The perpetrators that this individual is suggesting retaliatory action be taken against are, of course, the cops and their families.

So I thought about this for a moment and what pops into my head is a movie that I saw several years ago titled, “A Day Without a Mexican” whose premise is that one day, all of the Latinos have inexplicably disappeared from the state of California, leaving everybody else to do the jobs they used to do.

My proposal is not to just have a day without cops but a week. Not just cops but everyone who is a member of a Law Enforcement Agency. And while were at it, let’s include the criminal justice profession, prosecutors, judges, court officers, correction officers, parole and probation officers. What the heck, let’s throw in the firemen, they often get a raw deal too. Anyone who’s part of this horribly oppressive, unnecessary system that’s apparently standing in the way of everybody’s freedom and liberty.

Just like in the movie, this will be unannounced. Americans will wake up one morning to find that all of the people who protect and serve them have decided to take a week off in protest of how underappreciated they are and for how too long they have been taken for granted, that they are sick and tired of being labeled as thugs and criminals as a result of the actions of few who disgrace the uniform or the office.

Frantic callers to 911 centers all over the country will be greeted by the following recorded message: “You have reached 911. If this is a true emergency, you are shit out of luck. Due to the public’s lack of respect, underappreciation, and at times outright hatred for its police, we have decided to not give a shit about what happens to you or your families for the next week, thank you and good luck.”

A Week Without Cops – I better get started on the script.

And one last word: for those of you who truly hate government and police, who would love to live in a nation with a pure free market, no gun control laws, no taxes, no police or law enforcement, well you should consider moving to Somalia – they have no government at all, and it ought to be a dream come true for you.

11 responses to “A Week Without Cops

  1. You might enjoy this guy.

    http://beatandrelease.blogspot.com/

    He’s an ex-cop (very newly so.) We don’t agree on everything, but I hold him in very high regard. His analysis of the Jose Guerena case in AZ is excellent.

    He gets a bit ferocious over justice, responsibility and ethics.
    …and he calls ‘em like he sees ‘em.

  2. Thanks, I’ll check him out.

  3. Jello of Life

    You make a very good point here, one I’m semi-ashamed for having to hear/read in order to analyze the repercussions of the complaints I make about cops in passing and the subsequent implications if said complaints led to actions respective actions.

    Can cops just get rid of the mustaches as a compromise?

  4. Jello of Life,

    Agreed, I’ll write a piece about why cops should get rid of their moustaches.
    And thanks for taking the time to read and to comment.

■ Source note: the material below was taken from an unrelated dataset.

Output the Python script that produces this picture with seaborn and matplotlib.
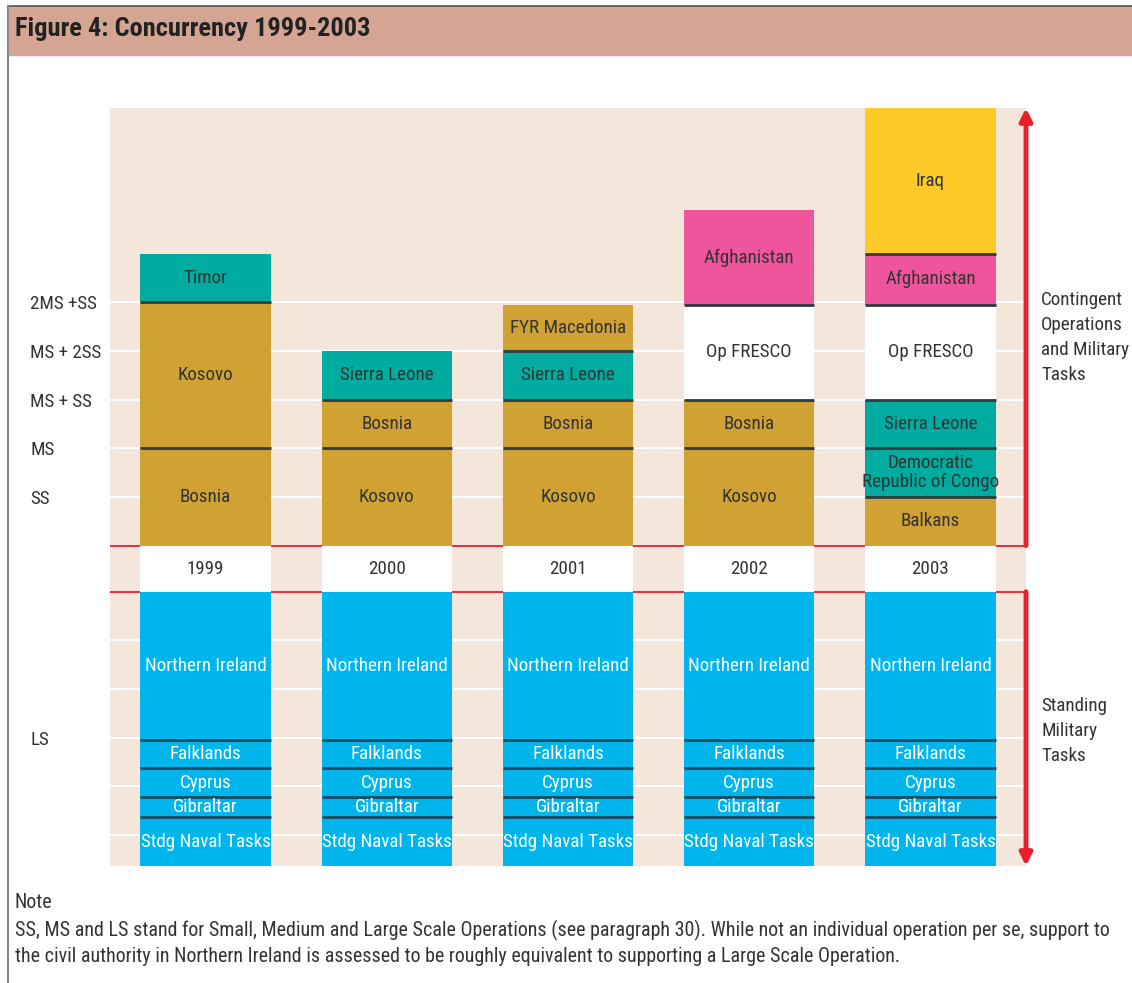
import numpy as np
import matplotlib.pyplot as plt
import matplotlib.patches as mpatches
import matplotlib.lines as mlines
from matplotlib import font_manager
import seaborn as sns

# ==========================================
# Data
# ==========================================
years = ["1999", "2000", "2001", "2002", "2003"]

# contingent operations per year, bottom to top, size in SS units
ops_1999 = ["Bosnia", "Kosovo", "Timor"]
size_1999 = [2, 3, 1]
ops_2000 = ["Kosovo", "Bosnia", "Sierra Leone"]
size_2000 = [2, 1, 1]
ops_2001 = ["Kosovo", "Bosnia", "Sierra Leone", "FYR Macedonia"]
size_2001 = [2, 1, 1, 0.95]
ops_2002 = ["Kosovo", "Bosnia", "Op FRESCO", "Afghanistan"]
size_2002 = [2, 1, 1.95, 1.95]
ops_2003 = ["Balkans", "Democratic\nRepublic of Congo", "Sierra Leone",
            "Op FRESCO", "Afghanistan", "Iraq"]
size_2003 = [1, 1, 1, 1.95, 1.05, 3]

# standing military tasks (same every year), top to bottom
standing_tasks = ["Northern Ireland", "Falklands", "Cyprus", "Gibraltar", "Stdg Naval Tasks"]
standing_size = [3.05, 0.58, 0.6, 0.41, 1.0]

scale_labels = ["SS", "MS", "MS + SS", "MS + 2SS", "2MS +SS"]
scale_levels = [1, 2, 3, 4, 5]
year_band = 0.95          # height of the year strip
ls_label = "LS"
ls_level = -3.95

note_1 = ("SS, MS and LS stand for Small, Medium and Large Scale Operations (see paragraph 30). "
          "While not an individual operation per se, support to")
note_2 = ("the civil authority in Northern Ireland is assessed to be roughly equivalent "
          "to supporting a Large Scale Operation.")

# ==========================================
# Colours
# ==========================================
gold = "#cfa233"
teal = "#00ab9f"
pink = "#ef559d"
yellow = "#fdca27"
cyan = "#00b5ec"
beige = "#f5e6dc"
red = "#e8202a"
band = "#d5a594"
txt = "#333333"

op_colors = {
    "Bosnia": gold, "Kosovo": gold, "Balkans": gold, "FYR Macedonia": gold,
    "Timor": teal, "Sierra Leone": teal, "Democratic\nRepublic of Congo": teal,
    "Op FRESCO": "white", "Afghanistan": pink, "Iraq": yellow,
}

# pick a condensed face if one is installed
sns.set_style("white")
names = {f.name for f in font_manager.fontManager.ttflist}
stretch = "normal"
family = "Roboto" if "Roboto" in names else "DejaVu Sans"
for cand in ["Liberation Sans Narrow", "Roboto Condensed", "Noto Sans Condensed",
             "Open Sans Condensed", "DejaVu Sans Condensed", "Noto Sans SemiCondensed"]:
    if cand in names:
        family = cand
        break
else:
    for f in font_manager.fontManager.ttflist:
        if f.name in ("Noto Sans", "DejaVu Sans", "Open Sans") and f.stretch == "condensed":
            family, stretch = f.name, "condensed"
            break
plt.rcParams['font.family'] = [family, 'DejaVu Sans']
plt.rcParams['font.stretch'] = stretch

fig = plt.figure(figsize=(11.32, 9.83), dpi=100)
renderer = fig.canvas.get_renderer()


def fit_size(s, target_px, weight="normal", cap=14.0):
    t = fig.text(0, 0, s, fontsize=10, fontweight=weight)
    w = t.get_window_extent(renderer).width
    t.remove()
    return min(cap, 10 * target_px / w)


fs = fit_size("Northern Ireland", 121)
fs_note = fit_size(note_1, 1090, cap=16)
fs_title = fit_size("Figure 4: Concurrency 1999-2003", 368, "bold", 19)

ax = fig.add_axes([110 / 1132, 117 / 983, 916 / 1132, 758 / 983])
ax.set_facecolor(beige)
bar_w = 0.72

ops_by_year = [ops_1999, ops_2000, ops_2001, ops_2002, ops_2003]
size_by_year = [size_1999, size_2000, size_2001, size_2002, size_2003]

# ==========================================
# Stacks
# ==========================================
for i, (year, ops, sizes) in enumerate(zip(years, ops_by_year, size_by_year)):
    bottoms = np.concatenate([[0], np.cumsum(sizes)[:-1]])
    for name, b, h in zip(ops, bottoms, sizes):
        sns.barplot(x=[year], y=[h], order=years, bottom=b, color=op_colors[name],
                    width=bar_w, saturation=1, linewidth=0, errorbar=None,
                    zorder=3, ax=ax)
        ax.text(i, b + h / 2, name, ha="center", va="center", fontsize=fs,
                color=txt, zorder=5, linespacing=1.05)
    for b in bottoms[1:]:
        ax.hlines(b, i - bar_w / 2, i + bar_w / 2, color="#2e3b3f", lw=2, zorder=4)

    # year strip
    sns.barplot(x=[year], y=[year_band], order=years, bottom=-year_band, color="white",
                width=bar_w, saturation=1, linewidth=0, errorbar=None, zorder=3, ax=ax)
    ax.text(i, -year_band / 2, year, ha="center", va="center", fontsize=fs,
            color=txt, zorder=5)

    # standing tasks
    tops = -year_band - np.concatenate([[0], np.cumsum(standing_size)[:-1]])
    for name, t, h in zip(standing_tasks, tops, standing_size):
        sns.barplot(x=[year], y=[h], order=years, bottom=t - h, color=cyan,
                    width=bar_w, saturation=1, linewidth=0, errorbar=None,
                    zorder=3, ax=ax)
        ax.text(i, t - h / 2, name, ha="center", va="center", fontsize=fs,
                color="white", zorder=5)
    for t in tops[1:]:
        ax.hlines(t, i - bar_w / 2, i + bar_w / 2, color="#1d4a5e", lw=2, zorder=4)

# grid lines
for lv in scale_levels:
    ax.axhline(lv, color="white", lw=1.5, zorder=1)
for k in range(1, 6):
    ax.axhline(-year_band - k, color="white", lw=1.5, zorder=1)
ax.axhline(0, color=red, lw=1.3, zorder=2)
ax.axhline(-year_band, color=red, lw=1.3, zorder=2)

ax.set_xlim(-0.527, 4.527)
ax.set_ylim(-year_band - sum(standing_size), 9.0)
ax.set_xlabel("")
ax.set_ylabel("")
ax.set_xticks([])
for s in ax.spines.values():
    s.set_visible(False)

ax.set_yticks(scale_levels + [ls_level])
ax.set_yticklabels(scale_labels + [ls_label], fontsize=fs, color=txt, ha="left")
ax.tick_params(axis="y", length=0, pad=80 * 0.72)

# side arrows
trans = ax.get_yaxis_transform()
arrow = dict(arrowstyle="-|>", color=red, lw=3.5, mutation_scale=18, shrinkA=0, shrinkB=0)
ax.annotate("", xy=(1.0, 9.0), xytext=(1.0, 0), xycoords=trans, textcoords=trans,
            arrowprops=arrow, annotation_clip=False)
ax.annotate("", xy=(1.0, -year_band - sum(standing_size)), xytext=(1.0, -year_band),
            xycoords=trans, textcoords=trans, arrowprops=arrow, annotation_clip=False)

ax.text(1.0164, 4.27, "Contingent\nOperations\nand Military\nTasks", transform=trans,
        ha="left", va="center", fontsize=fs, color=txt, linespacing=1.5)
ax.text(1.0164, -3.81, "Standing\nMilitary\nTasks", transform=trans,
        ha="left", va="center", fontsize=fs, color=txt, linespacing=1.5)

# title band and frame
fig.patches.append(mpatches.Rectangle((8 / 1132, 1 - 55 / 983), 1, 49 / 983,
                                      transform=fig.transFigure, color=band, zorder=0))
fig.lines.append(mlines.Line2D([8 / 1132, 1], [1 - 6 / 983] * 2, transform=fig.transFigure,
                               color="#555555", lw=1.2))
fig.lines.append(mlines.Line2D([8 / 1132] * 2, [0, 1 - 6 / 983], transform=fig.transFigure,
                               color="#888888", lw=1.5))
fig.text(15 / 1132, 1 - 29 / 983, "Figure 4: Concurrency 1999-2003", fontsize=fs_title,
         fontweight="bold", color="#222222", va="center", ha="left")

# note
fig.text(15 / 1132, 1 - 903 / 983, "Note", fontsize=fs_note, color=txt, va="center")
fig.text(15 / 1132, 1 - 930 / 983, note_1, fontsize=fs_note, color=txt, va="center")
fig.text(15 / 1132, 1 - 957 / 983, note_2, fontsize=fs_note, color=txt, va="center")

plt.savefig("out.png", dpi=100)
plt.close()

  5. Sorry, your logic does not hold here. This world has 193 internationally recognized sovereign states, about 36 of which qualify as highly developed democracies. The United States does not need to have more people in jail than China to avoid having its standard of living fall to the level of Somalia. All the evidence suggests that you can drop your vigilance against pot and stop using SWAT teams to serve warrants without having warlords, pirates and narco-terrorists oozing out of the woodwork to take over your country.

    • John,
      I would be very interested in seeing the evidence you are referring to that we can drop the vigilance against pot. I would also be interested in knowing what your professional opinion is regarding the appropriate use of SWAT teams and under what circumstances they are necessary for safety reasons and when they are not.

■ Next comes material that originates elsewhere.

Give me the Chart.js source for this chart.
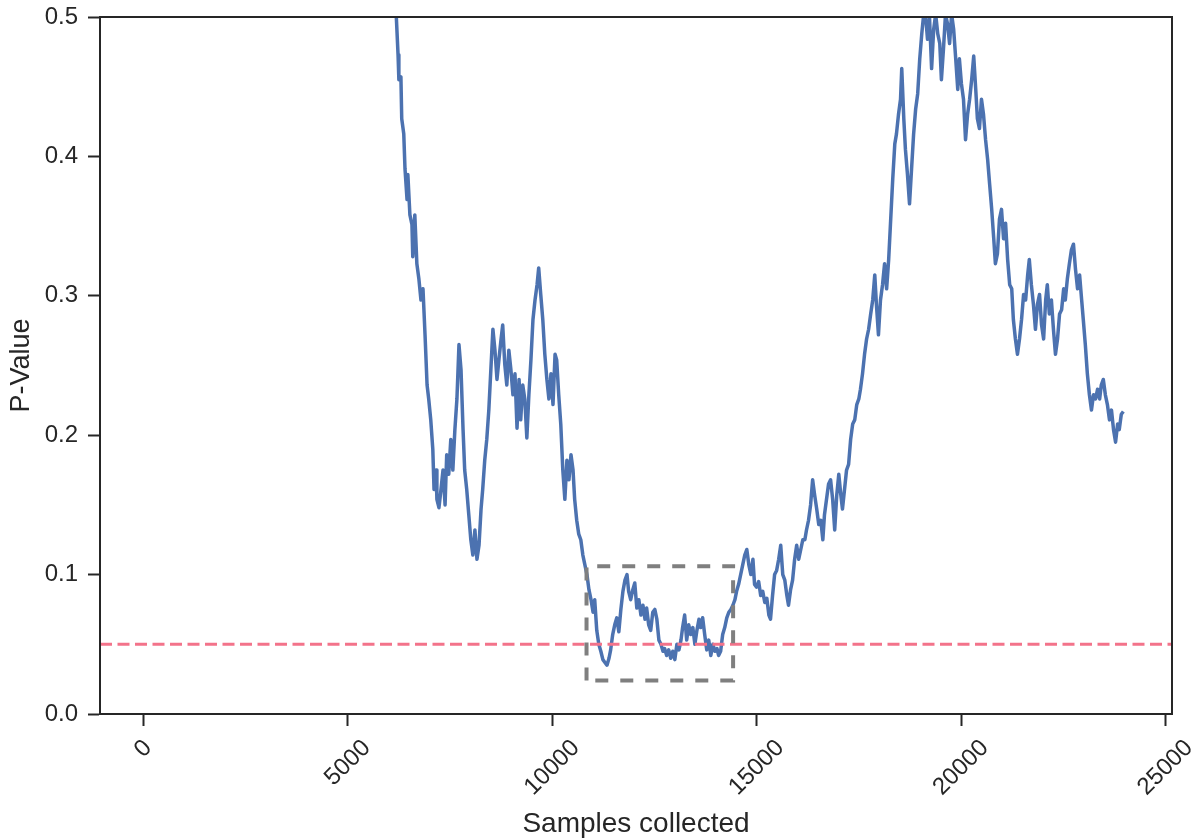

      I’m not a gung-ho advocate of the drug war. But I also think that this attitude of “just legalize drugs and all the violence will go away!” is incredibly naive and doesn’t reflect reality in any way, shape or form.

      At any rate, the comment about Somalia was tongue in cheek. My point was that people who argue that this country would be so much better off without any government, without any police or laws at all, don’t really think about the logical conclusion of what they are saying.

  6. Eddie:

    Good post. I read a lot of defense attorney blogs and it makes my blood boil some of the stuff I read. It’s as is those of us in law enforcement have nothing better to do than convict innocent people, plant evidence etc. A lot of people have a lot of critical stuff to say, but ask them for some solutions? Ain’t got none. None that work, anyway.

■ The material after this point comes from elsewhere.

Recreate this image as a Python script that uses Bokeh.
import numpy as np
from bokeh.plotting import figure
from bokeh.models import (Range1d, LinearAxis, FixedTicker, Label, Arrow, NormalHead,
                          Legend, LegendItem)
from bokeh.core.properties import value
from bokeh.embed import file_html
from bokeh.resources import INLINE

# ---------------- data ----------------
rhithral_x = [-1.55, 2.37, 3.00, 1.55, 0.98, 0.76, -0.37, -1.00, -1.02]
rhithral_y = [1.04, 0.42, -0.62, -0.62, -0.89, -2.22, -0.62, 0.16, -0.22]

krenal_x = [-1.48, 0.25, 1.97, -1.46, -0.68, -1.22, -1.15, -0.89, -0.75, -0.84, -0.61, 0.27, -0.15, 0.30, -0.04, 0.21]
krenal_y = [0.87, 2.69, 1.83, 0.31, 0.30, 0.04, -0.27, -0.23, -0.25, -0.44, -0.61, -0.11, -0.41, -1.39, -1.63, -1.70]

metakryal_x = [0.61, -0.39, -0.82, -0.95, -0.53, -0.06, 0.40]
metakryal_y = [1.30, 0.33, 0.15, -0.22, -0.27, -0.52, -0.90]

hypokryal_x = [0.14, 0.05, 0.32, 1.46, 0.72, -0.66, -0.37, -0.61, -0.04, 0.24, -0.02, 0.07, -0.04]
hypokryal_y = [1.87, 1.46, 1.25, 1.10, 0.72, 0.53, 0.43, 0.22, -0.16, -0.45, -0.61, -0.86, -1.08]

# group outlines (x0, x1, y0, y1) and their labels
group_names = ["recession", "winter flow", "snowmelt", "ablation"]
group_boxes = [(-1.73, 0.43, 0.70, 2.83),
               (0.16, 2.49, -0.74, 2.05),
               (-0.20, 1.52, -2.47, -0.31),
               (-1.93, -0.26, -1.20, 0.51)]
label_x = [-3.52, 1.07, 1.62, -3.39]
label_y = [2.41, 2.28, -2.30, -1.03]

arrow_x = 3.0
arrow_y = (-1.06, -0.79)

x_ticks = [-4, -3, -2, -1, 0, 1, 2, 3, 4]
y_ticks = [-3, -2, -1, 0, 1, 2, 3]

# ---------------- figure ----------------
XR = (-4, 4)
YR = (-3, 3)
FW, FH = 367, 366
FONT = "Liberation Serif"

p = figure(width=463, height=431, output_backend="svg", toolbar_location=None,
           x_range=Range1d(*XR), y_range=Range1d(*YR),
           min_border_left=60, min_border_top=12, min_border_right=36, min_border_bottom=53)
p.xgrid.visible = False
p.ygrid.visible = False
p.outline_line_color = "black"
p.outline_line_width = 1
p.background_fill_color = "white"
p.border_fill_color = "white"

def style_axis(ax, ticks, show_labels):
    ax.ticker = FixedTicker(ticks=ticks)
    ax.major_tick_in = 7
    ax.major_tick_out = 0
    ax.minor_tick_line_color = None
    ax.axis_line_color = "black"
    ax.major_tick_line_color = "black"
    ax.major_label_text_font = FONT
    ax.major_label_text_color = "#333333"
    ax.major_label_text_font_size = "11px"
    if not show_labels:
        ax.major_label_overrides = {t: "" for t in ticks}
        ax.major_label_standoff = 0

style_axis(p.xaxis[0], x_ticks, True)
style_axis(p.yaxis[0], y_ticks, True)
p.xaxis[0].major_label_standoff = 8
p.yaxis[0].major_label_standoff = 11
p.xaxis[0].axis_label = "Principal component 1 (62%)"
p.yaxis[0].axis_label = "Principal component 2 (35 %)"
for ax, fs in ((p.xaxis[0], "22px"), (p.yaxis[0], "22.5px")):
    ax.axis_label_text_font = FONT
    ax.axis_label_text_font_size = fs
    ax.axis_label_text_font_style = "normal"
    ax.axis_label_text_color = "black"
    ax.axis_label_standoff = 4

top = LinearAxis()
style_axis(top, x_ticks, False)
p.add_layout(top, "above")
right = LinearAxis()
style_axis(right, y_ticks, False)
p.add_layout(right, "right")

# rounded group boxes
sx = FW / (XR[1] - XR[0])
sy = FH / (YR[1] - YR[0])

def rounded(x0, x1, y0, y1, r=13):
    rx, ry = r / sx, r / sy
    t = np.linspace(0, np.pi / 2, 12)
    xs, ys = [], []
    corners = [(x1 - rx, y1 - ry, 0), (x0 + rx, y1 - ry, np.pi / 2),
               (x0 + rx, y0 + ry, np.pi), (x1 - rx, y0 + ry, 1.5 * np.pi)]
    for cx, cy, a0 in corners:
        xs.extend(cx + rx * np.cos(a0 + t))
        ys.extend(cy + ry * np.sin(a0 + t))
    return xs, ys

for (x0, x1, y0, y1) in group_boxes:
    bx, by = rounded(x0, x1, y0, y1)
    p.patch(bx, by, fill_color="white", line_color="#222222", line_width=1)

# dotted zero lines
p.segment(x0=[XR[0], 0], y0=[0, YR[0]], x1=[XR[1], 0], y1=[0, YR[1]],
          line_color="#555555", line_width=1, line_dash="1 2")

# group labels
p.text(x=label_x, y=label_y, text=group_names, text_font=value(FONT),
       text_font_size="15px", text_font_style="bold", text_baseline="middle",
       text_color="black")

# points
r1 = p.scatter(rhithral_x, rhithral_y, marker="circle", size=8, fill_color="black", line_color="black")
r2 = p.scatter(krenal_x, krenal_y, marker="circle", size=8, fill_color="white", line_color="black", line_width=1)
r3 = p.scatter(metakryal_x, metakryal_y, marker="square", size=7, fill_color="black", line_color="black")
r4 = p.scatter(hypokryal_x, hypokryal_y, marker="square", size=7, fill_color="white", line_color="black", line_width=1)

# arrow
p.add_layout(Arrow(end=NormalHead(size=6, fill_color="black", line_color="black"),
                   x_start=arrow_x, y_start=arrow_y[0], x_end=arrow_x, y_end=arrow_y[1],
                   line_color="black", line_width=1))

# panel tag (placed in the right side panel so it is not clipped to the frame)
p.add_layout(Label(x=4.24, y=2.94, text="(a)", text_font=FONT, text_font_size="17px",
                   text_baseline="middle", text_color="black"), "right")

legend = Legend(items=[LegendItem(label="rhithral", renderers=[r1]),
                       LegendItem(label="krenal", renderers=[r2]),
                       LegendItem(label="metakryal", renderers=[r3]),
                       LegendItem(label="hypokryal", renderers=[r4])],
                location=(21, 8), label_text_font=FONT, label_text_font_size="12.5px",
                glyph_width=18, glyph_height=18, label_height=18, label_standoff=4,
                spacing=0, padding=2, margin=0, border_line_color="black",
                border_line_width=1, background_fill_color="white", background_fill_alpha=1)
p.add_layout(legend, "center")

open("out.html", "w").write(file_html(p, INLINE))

    Keep up the good work.

    DAC

  7. Hi Eddie,
    Off-topic but I’d love to see your response to this.

    http://www.theagitator.com/2011/05/31/regret/

    Mike

    • Mike,

       I wonder, what exactly are these regrets that are making him become so emotional? Doing his job? I wonder if what prohibits him from sharing these is that statute of limitations on these ‘regrets’ hasn’t expired. Got to protect that pension.

  8. Anyone who believes that the United States is a police state probably hasn’t ventured far from home.

  9. W. Butler,

    I think that we would be in agreement on that point.